Figure 4. The Groups functionality has been enhanced in Revit 7 to provide better support for repeating units, such as the ones shown here. A change made to one instance is automatically updated in all the other instances.
Revit Parametric Components is the term for Revit's open graphical interface that allows the creation of custom parametric content in families without having to know a programming language. Families are the backbone of the application; everything you create belongs to some kind of family. A large number of families come pre-installed with the application; others can be downloaded from manufacturers' websites and other electronic content catalogs. Custom components can also be created using a special interface known as the Family Editor. A critical new feature in Revit 7 is the ability to create nested families with interchangable subcomponents using parametric controls. This makes it possible, for example, to create a door family within which multiple transom types are nested. Once this family is loaded into the project, the transom component can be swapped with the type that is required. Other useful enhancements are the ability to add reference lines to control more complex geometry and parametrically control angular dimensions within the Family Editor, and the facility to create work plane-based families that are hosted by the active work plane when loaded into a project or nested with another family.

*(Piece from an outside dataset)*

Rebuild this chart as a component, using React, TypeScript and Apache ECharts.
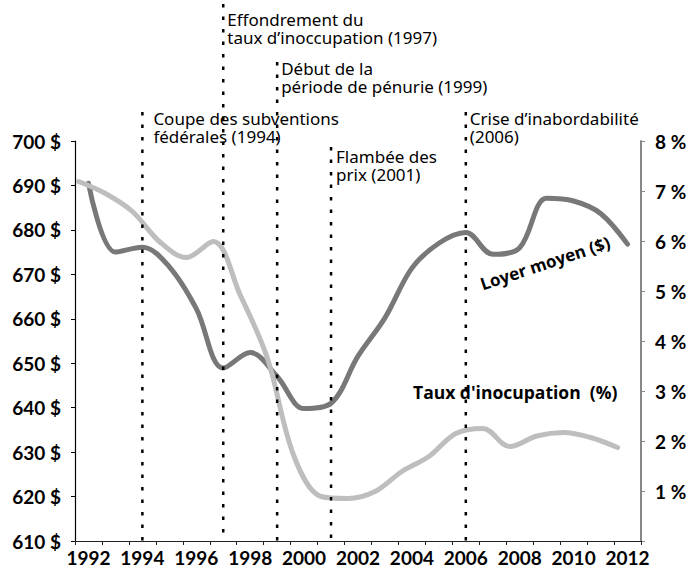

Improvements in Presentation, Visualization, and Documentation
Some new features along the presentation front will be greatly appreciated by architects. Revit now features shadow casting in both 3D and 2D model views, even if they are non-rendered. The shadow and sun intensity can be varied, and the sun settings for the shadows can also be defined as required. Another enhancement is the ability to apply silhouette edges in views. Figure 5-a shows how the presentation quality of an elevation has been greatly enhanced with shadows and silhouette edges.
Also new is the ability to create section boxes for perspective views that cut model geometry and cap off faces of the cut geometry. Thus, you can now create sectional perspectives in Revit complete with shadows, capped section boxes, and silhouette edges, as shown in Figure 5-b, which can be very useful in explaining design intent.
Figure 5.Presentation capability in Revit 7 has been enhanced by the ability to display shadows and silhouette edges in non-rendered 2D views, as shown in (a), and the ability to create sectional perspectives, as shown in (b).
While the visualization capabilities within Revit itself, powered by Accurender, remain unchanged, it is now possible to export a Revit model in 3D DWG format to Autodesk VIZ 2005 via a plug-in (called the Autodesk VIZ 2005 Interoperability for Revit Plug-in) for generating highly photorealistic images and animations. The materials and views defined in Revit are maintained in the export, which will eliminate the duplicated effort of defining the same settings in VIZ. Revit 7 also supports version 3.0 of RPC content from Archvision, which can add more realism to native renderings.
On the drafting and documentation front, revisions allow for better tracking of changes and the issuing of construction documents. Revision clouds now understand what revision they are and can be documented with revision tags to display their revision number, as shown in Figure 6. Revisions can be numbered either by project or by sheet. The title blocks in Revit 7 can now have the revision tables in their template. A global revision table can be created, listing all the revisions in the current project. You can also create revision schedules for individual sheets that display all the revisions appearing in it. Once the revision is issued, the cloud is locked down and can then be hidden.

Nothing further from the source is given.